I remember reading "Reader's Digest" in 1962 and what a furor that birth control pills were making in the change of women's mores and the sexual habits of everyone, male and female. If I were asked what the single factor was that allowed women to fight for equal rights at that time I would have to say it was the "time freeing" factor of being able to control if and when or whether any of them ever got pregnant, married or not.

However, it also gave many people sexual license in my generation and in some circles like coastal California, parts of New York City and Chicago and other progressive metropolitan areas it was not uncommon during the late 1960s or early 1970s for men and women to have had 100 or more sexual partners by age 25 if they were still single. However, this also scarred a lot of people emotionally who couldn't cope with a much more libertine life because they couldn't deal with all the new ramifications of so many partners. For example, what if one of the 100 partners was "the One" they should have lived with or married? But because of being so sexual active or sexually addicted they didn't notice the person that was just right for them? So this caused a great deal of problems for some who were not emotionally suited to have so many different partners.

 One experience typified some aspects of  1969 in Griffith Park (Griffith Park is to Los Angeles what Central Park is to  New York in some ways even though it is one the edge of Hollywood and Glendale and Burbank).

I was 21 and at a Love-In in Griffith Park. It is a big park and range of hills. The Griffith Observatory is there and also the Los Angeles Zoo. I used to ride there on my bicycle as a boy with friends starting in the late 1950s and catch crayfish in the streams running down the hills on the Hollywood side. However, now I was near the old Carousel and listening to the Youngbloods in concert that were by this time called the "Flying Burrito Brothers". They sang their song "When you come home to San Francisco"(at youtube it's called "Get Together"). I watched the police gather around the bands and the audience of the Love-In. They were all touching their batons getting ready to beat the audience with their batons. Buffy St. Marie began to sing with her unusual wailing American Indian type of sound that always made me think of the plight of the Native Americans. When the last song had finished the police began to wade into the  stoned crowd there gathered on the lawns of the park and began beating everyone they could with their batons. I was very scared for the many stoned people there but since I had just come for the concert I was clear headed enough to run for my life so I wasn't hit. I was just very scared for the  thousands of stoned concert goers in their teens and 20s. Many of those at the Love-In were Viet Nam Veterans just returning from Viet Nam. The polarization within the United States at this time killed many both in the United States as well as Viet Nam. 1969 was the single craziest year of my life and I was very very glad when it was over. And even gladder to get married in 1974 when my son was born. The 1960s were chaos in every way. I don't think anyone thought those times were good for anyone. Those of us who survived the 1960s young or old I consider very lucky.

2 comments:

aron pieman kay said...

i was at the youngbloods gig at griffith park....i saw the overzealous lapd out for blood that day.....it was the same crew of pigs aka the metro squad who attacked the free press party in venice on 4/20/69....ironically i was manning the green power food station during much of the day at the youngbloods gig....di yiu have any pics of those daze please reply via pieman420@gmail.com

intuitivefred888 said...

I don't think I was taking pictures that day.

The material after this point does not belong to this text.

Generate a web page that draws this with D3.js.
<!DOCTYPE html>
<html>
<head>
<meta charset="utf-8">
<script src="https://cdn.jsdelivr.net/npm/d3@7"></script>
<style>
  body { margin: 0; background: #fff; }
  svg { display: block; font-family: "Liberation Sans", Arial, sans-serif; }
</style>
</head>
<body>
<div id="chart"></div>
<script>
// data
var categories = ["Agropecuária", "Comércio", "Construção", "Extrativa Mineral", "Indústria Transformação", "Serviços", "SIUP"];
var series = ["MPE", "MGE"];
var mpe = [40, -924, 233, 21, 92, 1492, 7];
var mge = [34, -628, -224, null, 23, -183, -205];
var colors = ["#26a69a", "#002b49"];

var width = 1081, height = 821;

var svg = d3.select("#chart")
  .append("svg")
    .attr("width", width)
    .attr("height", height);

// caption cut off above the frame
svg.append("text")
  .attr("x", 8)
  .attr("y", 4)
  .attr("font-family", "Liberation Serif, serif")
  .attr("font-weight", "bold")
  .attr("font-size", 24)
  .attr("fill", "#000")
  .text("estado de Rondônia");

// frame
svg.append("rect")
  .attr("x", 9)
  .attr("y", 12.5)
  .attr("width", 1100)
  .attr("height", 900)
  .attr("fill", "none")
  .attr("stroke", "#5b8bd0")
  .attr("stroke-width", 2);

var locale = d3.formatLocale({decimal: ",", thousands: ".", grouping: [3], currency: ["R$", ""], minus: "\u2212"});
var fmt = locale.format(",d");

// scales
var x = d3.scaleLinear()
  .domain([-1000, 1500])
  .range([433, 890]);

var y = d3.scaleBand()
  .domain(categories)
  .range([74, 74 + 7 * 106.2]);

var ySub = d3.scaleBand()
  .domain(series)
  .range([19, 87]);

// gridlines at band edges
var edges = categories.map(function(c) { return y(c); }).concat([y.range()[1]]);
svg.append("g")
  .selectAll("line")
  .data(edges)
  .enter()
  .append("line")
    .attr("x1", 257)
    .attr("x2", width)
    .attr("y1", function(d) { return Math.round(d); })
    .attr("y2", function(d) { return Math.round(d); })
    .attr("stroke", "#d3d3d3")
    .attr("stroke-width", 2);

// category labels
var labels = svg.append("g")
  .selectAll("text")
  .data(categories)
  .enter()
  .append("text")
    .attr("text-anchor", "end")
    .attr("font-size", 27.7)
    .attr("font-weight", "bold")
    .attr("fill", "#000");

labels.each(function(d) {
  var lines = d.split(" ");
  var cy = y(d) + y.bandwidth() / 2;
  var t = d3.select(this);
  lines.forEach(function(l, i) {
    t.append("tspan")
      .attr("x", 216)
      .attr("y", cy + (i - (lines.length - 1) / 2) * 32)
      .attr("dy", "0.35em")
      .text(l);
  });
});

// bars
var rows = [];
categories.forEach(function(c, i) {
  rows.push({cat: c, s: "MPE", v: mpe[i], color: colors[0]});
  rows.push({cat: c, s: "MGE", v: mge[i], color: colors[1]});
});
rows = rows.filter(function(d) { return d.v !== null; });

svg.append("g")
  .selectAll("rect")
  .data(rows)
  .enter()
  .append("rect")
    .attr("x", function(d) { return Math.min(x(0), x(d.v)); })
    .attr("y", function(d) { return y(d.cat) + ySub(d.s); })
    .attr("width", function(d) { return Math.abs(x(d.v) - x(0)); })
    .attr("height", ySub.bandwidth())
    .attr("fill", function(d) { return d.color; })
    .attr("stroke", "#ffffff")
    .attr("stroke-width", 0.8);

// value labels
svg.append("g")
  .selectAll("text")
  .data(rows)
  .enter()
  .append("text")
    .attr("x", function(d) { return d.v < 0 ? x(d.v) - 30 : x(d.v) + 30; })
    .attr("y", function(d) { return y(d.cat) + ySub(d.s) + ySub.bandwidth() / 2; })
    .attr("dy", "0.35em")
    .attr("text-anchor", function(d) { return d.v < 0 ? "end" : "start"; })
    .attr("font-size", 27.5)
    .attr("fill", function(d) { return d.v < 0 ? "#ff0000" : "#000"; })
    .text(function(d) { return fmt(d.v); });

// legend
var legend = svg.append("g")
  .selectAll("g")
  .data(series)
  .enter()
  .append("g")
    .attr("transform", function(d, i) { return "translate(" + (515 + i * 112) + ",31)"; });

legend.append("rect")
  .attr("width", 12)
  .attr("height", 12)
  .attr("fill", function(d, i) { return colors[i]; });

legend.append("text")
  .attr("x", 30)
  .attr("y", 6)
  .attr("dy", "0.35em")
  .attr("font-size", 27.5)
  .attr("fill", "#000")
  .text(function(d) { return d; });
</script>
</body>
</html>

I was sort of overwhelmed with everything that was going on. It was a little out of control the way it felt to me. So, I was sort of on guard, especially when the police encircled everyone. I felt really bad for the really stoned people that I knew would be beat up with bily clubs as I ran away to protect my friends and myself from being hit or killed that day by the police. Those were very different times than now. Because these were mostly educated young white people that were beat up and killed that day by the police.